4 years ago I learned about one of the deadliest garment factory accidents in history. It was around the same time I started The Style Saver. I had just started the blog based around the entire idea of being frugal, so most of my purchases were from labels that are now considered “fast fashion”. Over 1000 people lost their lives in that accident at the Rana Plaza Building, the majority of those being factory workers that worked within the plaza. Over the next few months, it was revealed that several of those companies produced their clothing in the Rana Plaza, the very same brands that hung in my closet and sat on my shoe rack. I felt sick, and I felt angry, and I felt I could do better. It was the beginning of my journey to educate myself on the real cost of my purchasing decisions, and what I could do to make a positive change in my life and for the lives of others.
After watching The True Cost documentary (which, by the way, if you haven’t seen, do yourself a favour and line it up on Netflix tonight – EVERYONE needs to see it) and learning more horrors of the fast fashion world, I was even more frustrated. Because of our overconsumption, we were creating the fast fashion world. I was the one okay with purchasing a $10 shirt, wearing it once, and tossing it the next. That’s when I started to thrift, shop secondhand, and donate clothes, but I felt like my small contribution would never be enough to truly inspire change.
How can I make even the slightest difference as one consumer?

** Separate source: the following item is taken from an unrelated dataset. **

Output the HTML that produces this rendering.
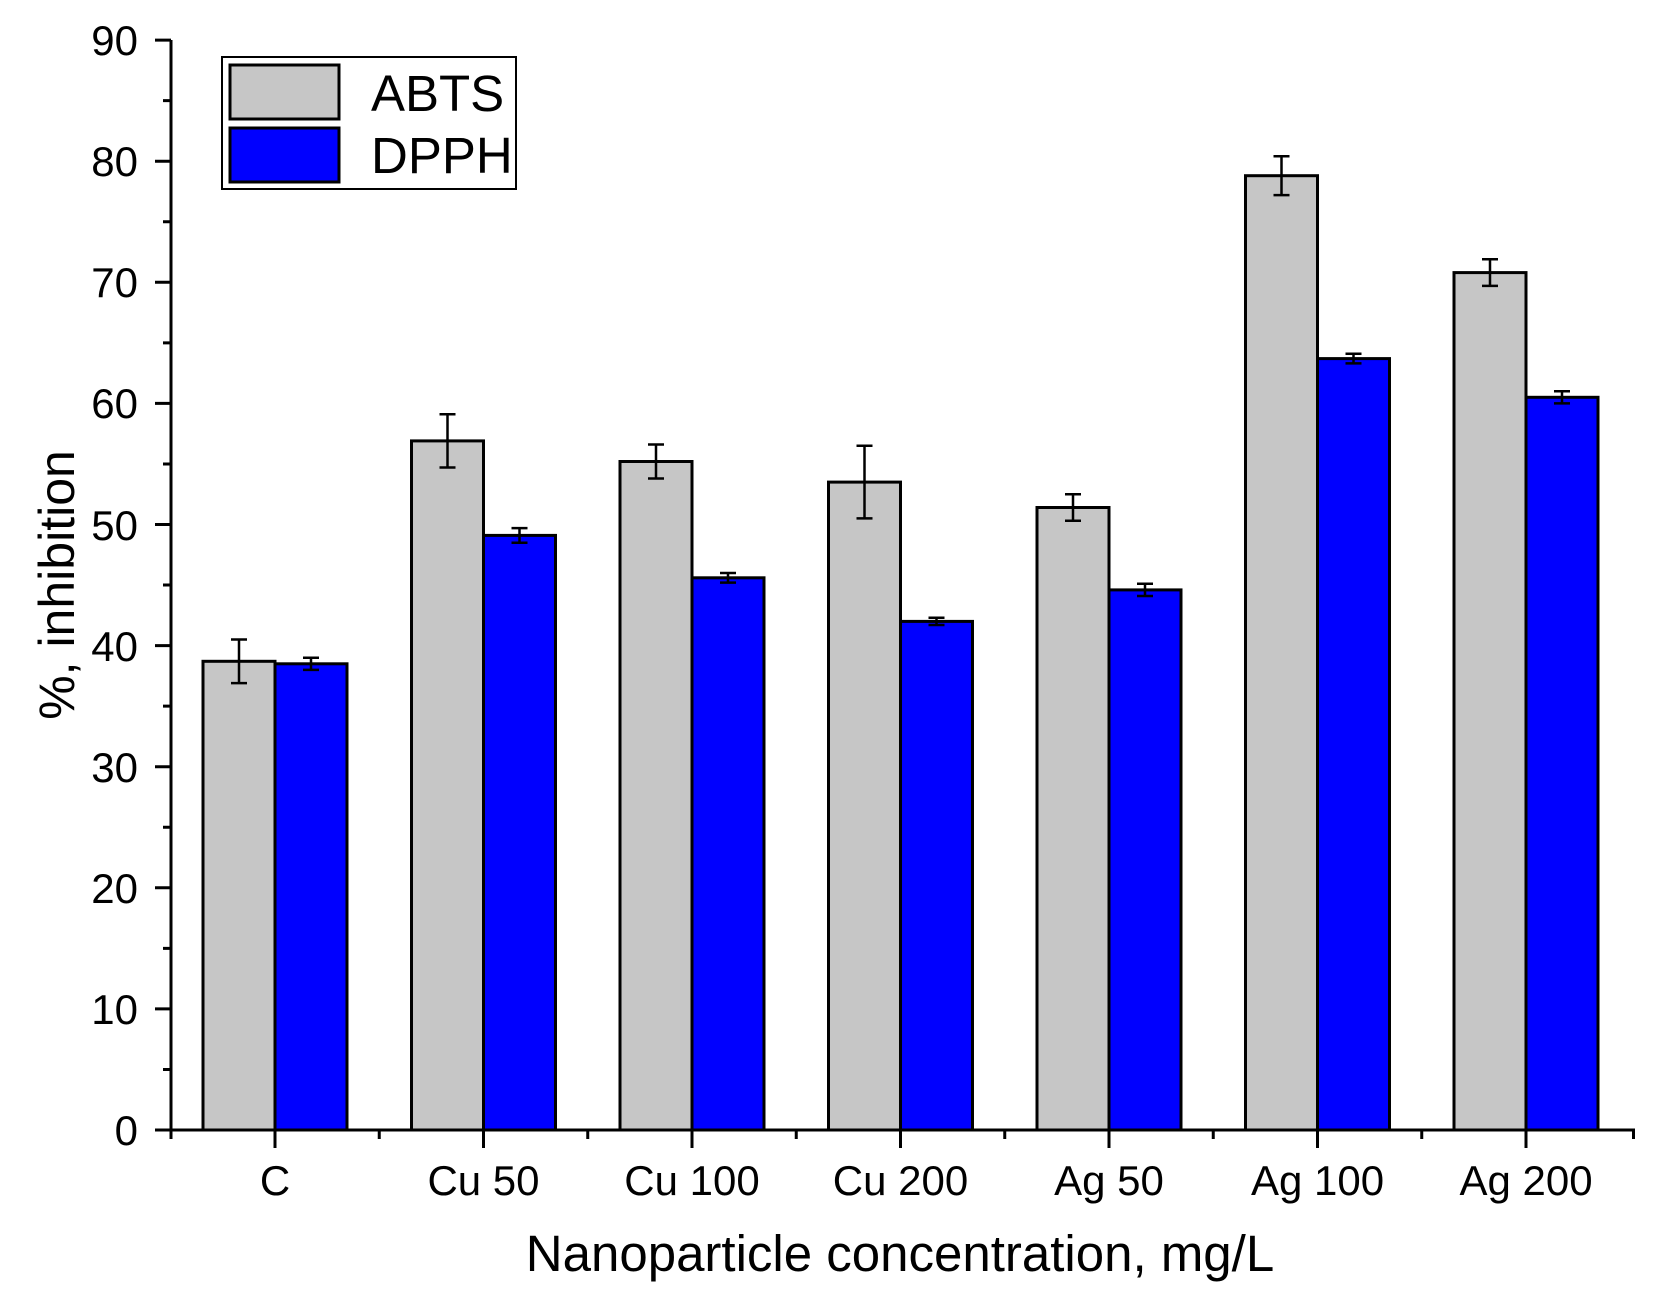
<!DOCTYPE html>
<html><head><style>body{margin:0;background:#fff}</style></head><body>
<svg width="1655" height="1299" xmlns="http://www.w3.org/2000/svg" font-family="Liberation Sans, Arial, sans-serif">
<rect width="1655" height="1299" fill="#fff"/>
<g stroke="#000" stroke-width="3">
<rect x="203" y="661.3" width="72" height="468.7" fill="#c6c6c6"/>
<rect x="275" y="663.8" width="72" height="466.2" fill="#0000ff"/>
<rect x="411.5" y="440.9" width="72" height="689.1" fill="#c6c6c6"/>
<rect x="483.5" y="535.4" width="72" height="594.6" fill="#0000ff"/>
<rect x="620" y="461.5" width="72" height="668.5" fill="#c6c6c6"/>
<rect x="692" y="577.8" width="72" height="552.2" fill="#0000ff"/>
<rect x="828.5" y="482.1" width="72" height="647.9" fill="#c6c6c6"/>
<rect x="900.5" y="621.4" width="72" height="508.6" fill="#0000ff"/>
<rect x="1037" y="507.5" width="72" height="622.5" fill="#c6c6c6"/>
<rect x="1109" y="589.9" width="72" height="540.1" fill="#0000ff"/>
<rect x="1245.5" y="175.7" width="72" height="954.3" fill="#c6c6c6"/>
<rect x="1317.5" y="358.6" width="72" height="771.4" fill="#0000ff"/>
<rect x="1454" y="272.6" width="72" height="857.4" fill="#c6c6c6"/>
<rect x="1526" y="397.3" width="72" height="732.7" fill="#0000ff"/>
</g>
<g stroke="#000" stroke-width="2.5" fill="none">
<path d="M239 639.5V683.1M231 639.5H247M231 683.1H247"/>
<path d="M311 657.7V669.9M303 657.7H319M303 669.9H319"/>
<g transform="translate(1.5,0)">
<path d="M446 414.3V467.5M438 414.3H454M438 467.5H454"/>
<path d="M518 528.1V542.7M510 528.1H526M510 542.7H526"/>
</g>
<g transform="translate(3,0)">
<path d="M653 444.5V478.5M645 444.5H661M645 478.5H661"/>
<path d="M725 573V582.6M717 573H733M717 582.6H733"/>
</g>
<g transform="translate(4.5,0)">
<path d="M860 445.8V518.4M852 445.8H868M852 518.4H868"/>
<path d="M932 617.8V625M924 617.8H940M924 625H940"/>
</g>
<g transform="translate(6,0)">
<path d="M1067 494.2V520.8M1059 494.2H1075M1059 520.8H1075"/>
<path d="M1139 583.8V596M1131 583.8H1147M1131 596H1147"/>
</g>
<g transform="translate(7.5,0)">
<path d="M1274 156.3V195.1M1266 156.3H1282M1266 195.1H1282"/>
<path d="M1346 353.8V363.4M1338 353.8H1354M1338 363.4H1354"/>
</g>
<g transform="translate(9,0)">
<path d="M1481 259.3V285.9M1473 259.3H1489M1473 285.9H1489"/>
<path d="M1553 391.2V403.4M1545 391.2H1561M1545 403.4H1561"/>
</g>
</g>
<g stroke="#000" stroke-width="3" fill="none">
<path d="M171 40V1131M169 1130H1635"/>
<path d="M171 1130H155M171 1008.9H155M171 887.8H155M171 766.7H155M171 645.6H155M171 524.5H155M171 403.4H155M171 282.3H155M171 161.2H155M171 40.1H155
M171 1069.45H163M171 948.35H163M171 827.25H163M171 706.15H163M171 585.05H163M171 463.95H163M171 342.85H163M171 221.75H163M171 100.65H163
M171 1130V1139M379.25 1130V1139M587.75 1130V1139M796.25 1130V1139M1004.75 1130V1139M1213.25 1130V1139M1421.75 1130V1139M1633.5 1130V1139
M275 1130V1148M483.5 1130V1148M692 1130V1148M900.5 1130V1148M1109 1130V1148M1317.5 1130V1148M1526 1130V1148"/>
</g>
<g font-size="42" fill="#000" text-anchor="end">
<text x="138" y="1145">0</text><text x="138" y="1024">10</text><text x="138" y="903">20</text><text x="138" y="782">30</text><text x="138" y="661">40</text><text x="138" y="540">50</text><text x="138" y="418">60</text><text x="138" y="297">70</text><text x="138" y="176">80</text><text x="138" y="55">90</text>
</g>
<g font-size="42" fill="#000" text-anchor="middle">
<text x="275" y="1195">C</text><text x="483.5" y="1195">Cu 50</text><text x="692" y="1195">Cu 100</text><text x="900.5" y="1195">Cu 200</text><text x="1109" y="1195">Ag 50</text><text x="1317.5" y="1195">Ag 100</text><text x="1526" y="1195">Ag 200</text>
</g>
<rect x="222" y="57" width="294" height="132" fill="#fff" stroke="#000" stroke-width="2"/>
<rect x="230" y="65" width="109" height="54" fill="#c6c6c6" stroke="#000" stroke-width="3"/>
<rect x="230" y="128" width="109" height="54" fill="#0000ff" stroke="#000" stroke-width="3"/>
<text x="371" y="111" font-size="51">ABTS</text>
<text x="371" y="173" font-size="51">DPPH</text>
<text x="900" y="1271" font-size="51" text-anchor="middle">Nanoparticle concentration, mg/L</text>
<text transform="translate(74,585) rotate(-90)" font-size="50" text-anchor="middle">%, inhibition</text>
</svg>
</body></html>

As I asked myself that question, I took a look in my closet. I donated more clothing, shoes, accessories, and purses I didn’t wear anymore. I sought out the advice of others, and I was challenged to do the 10×10 capsule wardrobe, where I would wear only 10 pieces of clothing for 10 days (coming up in May!). I hosted a blogger closet sale, and it opened up discussions on overconsumption and how there’s no seemingly quick fix to stop it.
I vowed to cut out fast fashion, cold turkey.
Today marks the 4th anniversary of the Rana Plaza Factory collapse, where over 1000 people died in an accident that was completely preventable. Today is also the start of Fashion Revolution Week, a movement created to empower consumers to ask their favourite brands, #WhoMadeMyClothes and to demand transparency and accountability in the fashion industry. My journey to creating a meaningful and sustainable wardrobe begins with education and I’ll be sharing everything I learn with you on the Style Saver. By joining the Fashion Revolution, I’m making a pledge to shop ethically, think sustainably, and consume responsibly, and I hope to inspire others to do the same.